'''

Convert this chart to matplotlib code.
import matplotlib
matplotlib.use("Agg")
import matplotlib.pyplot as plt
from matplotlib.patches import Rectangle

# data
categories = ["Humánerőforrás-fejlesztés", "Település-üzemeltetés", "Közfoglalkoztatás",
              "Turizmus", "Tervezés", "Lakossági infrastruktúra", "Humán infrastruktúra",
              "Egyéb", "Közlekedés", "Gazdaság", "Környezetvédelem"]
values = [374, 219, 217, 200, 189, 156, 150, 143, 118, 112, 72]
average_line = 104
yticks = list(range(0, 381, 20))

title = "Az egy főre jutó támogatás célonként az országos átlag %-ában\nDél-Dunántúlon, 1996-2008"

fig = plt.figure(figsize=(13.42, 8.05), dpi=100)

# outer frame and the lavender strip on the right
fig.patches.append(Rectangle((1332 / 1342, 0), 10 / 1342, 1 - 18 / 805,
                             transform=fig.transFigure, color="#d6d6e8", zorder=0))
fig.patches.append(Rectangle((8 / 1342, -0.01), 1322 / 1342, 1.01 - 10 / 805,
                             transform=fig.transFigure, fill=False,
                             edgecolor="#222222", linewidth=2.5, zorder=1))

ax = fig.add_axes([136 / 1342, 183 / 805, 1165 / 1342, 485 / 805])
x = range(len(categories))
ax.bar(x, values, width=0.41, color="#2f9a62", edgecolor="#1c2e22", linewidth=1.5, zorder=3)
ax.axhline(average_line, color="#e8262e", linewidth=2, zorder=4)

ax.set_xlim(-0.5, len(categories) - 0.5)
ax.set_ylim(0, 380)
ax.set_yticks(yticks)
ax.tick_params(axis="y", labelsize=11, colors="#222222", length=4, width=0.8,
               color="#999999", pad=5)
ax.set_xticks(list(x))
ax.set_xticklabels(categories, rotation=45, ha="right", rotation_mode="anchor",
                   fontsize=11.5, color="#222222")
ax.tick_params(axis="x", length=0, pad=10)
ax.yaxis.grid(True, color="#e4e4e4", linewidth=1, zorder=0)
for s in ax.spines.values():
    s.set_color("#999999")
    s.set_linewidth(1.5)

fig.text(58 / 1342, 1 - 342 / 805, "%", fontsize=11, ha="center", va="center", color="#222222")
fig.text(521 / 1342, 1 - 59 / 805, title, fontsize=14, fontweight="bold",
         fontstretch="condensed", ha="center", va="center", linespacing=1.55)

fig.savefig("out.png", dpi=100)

'''

> Aim
Set down each line of the material verbatim, from the first line through the line that contains "from matplotlib.patches import Rectangle".

> Written solution
Convert this chart to matplotlib code.
import matplotlib
matplotlib.use("Agg")
import matplotlib.pyplot as plt
from matplotlib.patches import Rectangle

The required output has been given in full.